4. Lou Lim Ieoc Garden -- Anyone who loves landscape design will enjoy wandering this classic Chinese garden complete with a moon gate, placid water features, winding paths and dozens of rugged and oddly-shaped stones pockmarked with holes -- some allowing you to climb stairs above it all or penetrate into shallow grottoes. One section of a pond had voluminous lotus leaves coating its surface. This property is also the site of arts and crafts exhibitions -- when I visited on display was a calligraphy exhibit.
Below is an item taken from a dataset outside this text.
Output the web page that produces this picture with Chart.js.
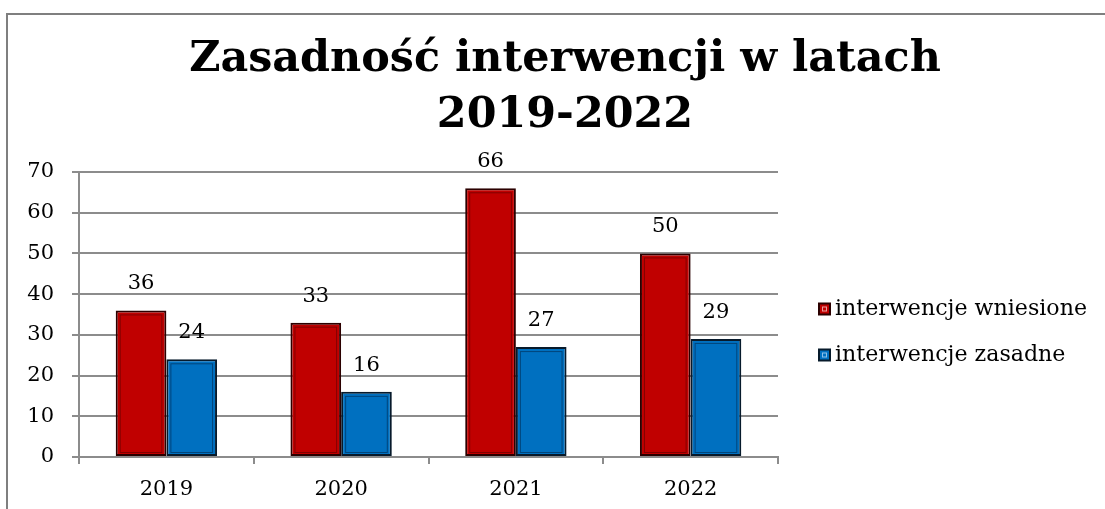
<!DOCTYPE html>
<html>
<head>
<meta charset="utf-8">
<script src="https://cdn.jsdelivr.net/npm/chart.js@4/dist/chart.umd.min.js"></script>
<style>
  html, body { margin: 0; padding: 0; background: #fff; overflow: hidden; width: 1105px; height: 509px; }
  #frame { position: absolute; left: 6px; top: 13px; width: 1200px; height: 600px; border: 2px solid #7f7f7f; box-sizing: border-box; }
  #c { position: absolute; left: 0; top: 0; }
</style>
</head>
<body>
<div id="frame"></div>
<canvas id="c" width="1130" height="509"></canvas>
<script>
const titleLines = ['Zasadność interwencji w latach', '2019-2022'];
const categories = ['2019', '2020', '2021', '2022'];
const seriesNames = ['interwencje wniesione', 'interwencje zasadne'];
const wniesione = [36, 33, 66, 50];
const zasadne = [24, 16, 27, 29];
const yTicks = [0, 10, 20, 30, 40, 50, 60, 70];

const FAMILY = '"DejaVu Serif", "Liberation Serif", serif';
const fillColors = ['#C00000', '#0070C0'];
const borderColors = ['#2b0000', '#071a2b'];
const innerColors = ['rgba(110,0,0,0.75)', 'rgba(0,55,100,0.75)'];
const legendInner = ['#e8a0a0', '#8cc0e8'];

function fitSize(text, weight, target) {
  const ctx = document.createElement('canvas').getContext('2d');
  ctx.font = weight + ' 100px ' + FAMILY;
  const w = ctx.measureText(text).width;
  return 100 * target / w;
}
const titleSize = fitSize(titleLines[0], 'bold', 752);
const legendSize = fitSize(seriesNames[0], 'normal', 252);

const dataLabelPlugin = {
  id: 'dataLabels',
  afterDatasetsDraw(chart) {
    const ctx = chart.ctx;
    ctx.save();
    chart.data.datasets.forEach((ds, di) => {
      const meta = chart.getDatasetMeta(di);
      meta.data.forEach((bar, i) => {
        const p = bar.getProps(['x', 'y', 'base', 'width'], true);
        const left = p.x - p.width / 2;
        ctx.strokeStyle = innerColors[di];
        ctx.lineWidth = 1;
        ctx.strokeRect(left + 4.5, p.y + 4.5, p.width - 9, p.base - p.y - 8);
        ctx.fillStyle = '#000';
        ctx.font = '21px ' + FAMILY;
        ctx.textAlign = 'center';
        ctx.textBaseline = 'alphabetic';
        ctx.fillText(String(ds.data[i]), p.x, p.y - 21);
      });
    });
    ctx.restore();
  }
};

const legendPlugin = {
  id: 'customLegend',
  afterDraw(chart) {
    const ctx = chart.ctx;
    ctx.save();
    const ys = [309, 355];
    chart.data.datasets.forEach((ds, di) => {
      const y = ys[di];
      const x = 818;
      const s = 13;
      ctx.fillStyle = borderColors[di];
      ctx.fillRect(x, y - s / 2, s, s);
      ctx.fillStyle = fillColors[di];
      ctx.fillRect(x + 2, y - s / 2 + 2, s - 4, s - 4);
      ctx.strokeStyle = legendInner[di];
      ctx.lineWidth = 1;
      ctx.strokeRect(x + 4.5, y - s / 2 + 4.5, s - 9, s - 9);
      ctx.fillStyle = '#000';
      ctx.font = legendSize.toFixed(2) + 'px ' + FAMILY;
      ctx.textAlign = 'left';
      ctx.textBaseline = 'middle';
      ctx.fillText(ds.label, 835, y);
    });
    ctx.restore();
  }
};

new Chart(document.getElementById('c'), {
  type: 'bar',
  data: {
    labels: categories,
    datasets: [
      { label: seriesNames[0], data: wniesione, backgroundColor: fillColors[0], borderColor: borderColors[0], borderWidth: 2, borderSkipped: false },
      { label: seriesNames[1], data: zasadne, backgroundColor: fillColors[1], borderColor: borderColors[1], borderWidth: 2, borderSkipped: false }
    ]
  },
  options: {
    responsive: false,
    animation: false,
    devicePixelRatio: 1,
    categoryPercentage: 0.58,
    barPercentage: 1.0,
    layout: { padding: 0 },
    plugins: {
      legend: { display: false },
      tooltip: { enabled: false },
      title: {
        display: true,
        text: titleLines,
        color: '#000',
        font: { family: FAMILY, weight: 'bold', size: titleSize, lineHeight: 56 / titleSize },
        padding: { top: 32, bottom: 28 }
      }
    },
    scales: {
      x: {
        grid: { offset: true, drawOnChartArea: false, color: '#8c8c8c', lineWidth: 2, tickLength: 7 },
        border: { color: '#8c8c8c', width: 2 },
        ticks: { color: '#000', font: { family: FAMILY, size: 21 }, padding: 13 },
        afterFit(scale) { scale.height = 52; }
      },
      y: {
        min: 0,
        max: 70,
        afterBuildTicks(scale) { scale.ticks = yTicks.map(v => ({ value: v })); },
        grid: { color: '#8c8c8c', lineWidth: 2, tickLength: 7 },
        border: { color: '#8c8c8c', width: 2 },
        ticks: { color: '#000', font: { family: FAMILY, size: 21 }, padding: 18 },
        afterFit(scale) { scale.width = 79; }
      },
      legendSpace: {
        type: 'linear',
        position: 'right',
        display: true,
        grid: { display: false },
        border: { display: false },
        ticks: { display: false },
        afterFit(scale) { scale.width = 352; }
      }
    }
  },
  plugins: [dataLabelPlugin, legendPlugin]
});
</script>
</body>
</html>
5. Dr. Carlos D'Assumpcao Park -- Just steps from my hotel along the harbor, the MGM Grand, I found a small rectangle of peace. Early Sunday morning, I strolled along the paths that bordered and crossed over a pool where lily pads floated, and then continued along a straight avenue lined with shade trees. Nearby, local men and women practiced their slo-mo tai chi choreography.
6. Carmel Gardens -- Located on Taipa Island, these gardens are named for the pastel yellow painted church, Our Lady of Carmel, a neo-classical building sitting at one of the upper gardens. Here I found dozens of blooming flowers, palms and conifers as well as a flora-covered pergola. Then I walked a narrow path down to a lower garden where a couple of men were planting and weeding. These gardens are especially delightful for the offshore bird sanctuary as well as the five restored mansions that have been mostly turned into museum pieces that provide a window into Macau's past.
7. Seac Pai Van Park -- On Coloane Island I spent time walking the main Coloane Trail that looped around the upper reaches of the park. Though I was told that it'd be difficult to find my way given that the trail signs are in Portuguese and Chinese, that I'd find myself alone on the trail because it was noon on a weekday, and that the heat would be unbearable at this time of the day, I had no trouble. Not only that, but walking this path was one of the highlights of my trip. Yes, I met few people along the path that's about 5 miles long. But the handful of folks I ran across were all hiking the same level path and all were helpful when I showed them my map. In addition, all trail intersections are carefully marked -- it's hard to get lost. Plus, if you were the least bit confused, you could walk up (not down) and you'd find yourself at the A-Ma statue set atop the island's highest point. (From there you can walk the paved path down or see if the free shuttle bus is running back to the main road.)
Don't miss the informal arboretum at the start of the trail where all the trees -- whether laurels, soapberry or tropical ornamental -- are labelled with Latin names for those with botanical interests. The trail is dotted with perfectly placed pagodas and benches to rest, gaze at the views of the beaches or waters far below or just relish the serenity. Something I found at all these parks and gardens.